In this study, it was found that there was no black product precipitated from the solution in the absence of PVP under identical experiment condition. The XRD pattern of the obtained white product could not be assigned in the XRD standard data base (Figure S3 in Additional File 3). It is obvious that PVP plays a key role in the formation of bismuth nanospheres. It was proposed that PVP reduced Bi3+ ions to give metallic bismuth. The reduction process could be probably understood considering two main reactions: (1) direct abstraction of hydrogen atoms from the polymer by the Bi3+ ions; (2) reduction of the Bi3+ ions by the organic radicals formed in (1) or during the bismuth-accelerated degradation of PVP, which is similar to the reported literatures [40, 42]. It was reported that the capping organic molecules in the reaction system could determine the subsequent morphology of the product because of their special chemical properties and self-assembling functions [4345]. Recently, it was also found that EG molecules could adsorb onto the surface of bismuth crystals through O-Bi bonding which could significantly decrease their growth rates and lead to highly anisotropic growth [33, 46]. Thus, when the molar ratio of repeating units of PVP to Bi3+ is about 3, that is, there is no excess PVP in the solution, these uniform bismuth nanospheres can be obtained under the only effect of EG.

(1)
(2)

When the amount of PVP was increased to 0.310 g (the molar ratio of repeating units of PVP to Bi3+ is about 6), bismuth nanospheres and nanowires were formed, as shown in Figure 4a. The diameters of obtained bismuth nanospheres were in the range from 250 to 500 nm, and the length of the nanowires varies from 0.5 to more than 6 μm. When the molar ratio of repeating units of PVP to Bi3+ was further increased to about 9 (the amount of PVP is 0.465 g), a mass of bismuth nanowires were obtained and few bismuth nanospheres remained, as shown in Figure 4b. The length of bismuth nanowires is up to 10 μm and the diameters of nanospheres are in range from 200 to 500 nm. The elemental composition of these nanowires and few nanospheres was also analyzed by EDX, and characteristic bismuth absorption peaks were observed (Figure 4e). Thus, PVP is considered to act both as reducing agent and capping agent in this synthesis. It was believed that the formation of bismuth nanowires was based on the Ostwald ripening process [47, 48]. At first, bismuth nanoparticles were formed in the solution according to eqs 1 or 2 with PVP as reducing or nucleating agent. Then, the excess PVP molecules could cap onto the surface of bismuth particles [33], and bismuth nanowires were produced through this polyol process. In this process, bismuth particles can continuously grow into nanospheres, nanorods, or nanowires. The co-effect of PVP and EG resulted in a wide size distribution of the diameter of bismuth nanospheres in this experiment and literatures [3133].

Figure 4
figure 4

SEM (a) image of bismuth nanomaterials were obtained when the amount of PVP was 0.310 g (sample 3). SEM image (b) and EDX pattern (e) of bismuth nanomaterials were obtained when the amount of PVP was 0.465 g (sample 4). Typical low- (c), high-magnification (d) TEM images, and EDX spectrum (f) of the bismuth nanostructures using DMF instead of EG as solvent (sample 5).
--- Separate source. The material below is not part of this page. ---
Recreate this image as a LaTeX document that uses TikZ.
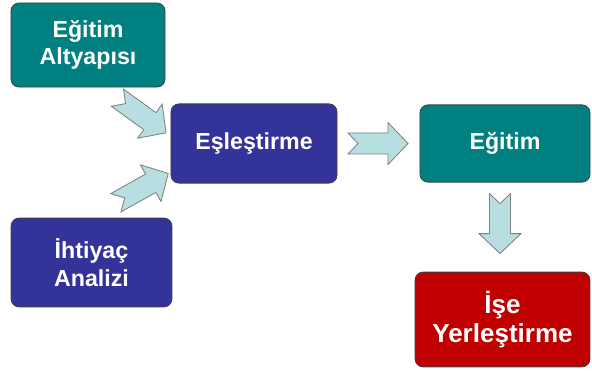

Interestingly, when DMF was instead of EG, bismuth nanoparticles and nanotubes arrays were formed under identical experimental conditions (Figure 4c, d). The average diameter of bismuth nanoparticles is about 50 nm, and the diameters of the bismuth nanotubes are in a narrow range from about 3.2 to 5.2 nm, with an average diameter of 4.3 nm. EDX was used to further analyze the elemental compositions of these nanotubes lying on the hole of the copper grid. It reveals the elemental Bi signals and confirmed the purity of this bismuth nanotube (Figure 4f). The copper and carbon peaks are due to the carbon-coated copper grid. Here, DMF plays an important role in the fabrication of bismuth nanotubes. In this synthesis, the starting materials can dissolve in DMF and DMF can partially decompose into dimethylamine, which is a good coordination ligand with N-chelation. The diffusion of Bi3+ ions in DMF-dimethylamine will be faster due to its lower viscosity, which is beneficial for the formation of nanotube products [49]. The formation mechanism is still limited and further study in progress.

Conclusions

In summary, uniform bismuth nanospheres were successfully synthesized via a facile solvothermal process by reduction of EG solution of bismuth salt, using PVP both as a reducing agent and a capping agent. The shapes and sizes of the bismuth nanostructures varied with the changing of the PVP/bismuth salt molar ratio. Uniform bismuth nanospheres with an average diameter of 180 nm could be routinely synthesized through this solvothermal approach by controlling the PVP/bismuth salt ratio. The solvent EG also played an important role in the formation of uniform bismuth nanospheres. Bismuth nanoparticles and nanotubes were formed when DMF was used as a solvent instead of EG. The possible formation mechanism of the bismuth nanotubes was also discussed and further study was in progress.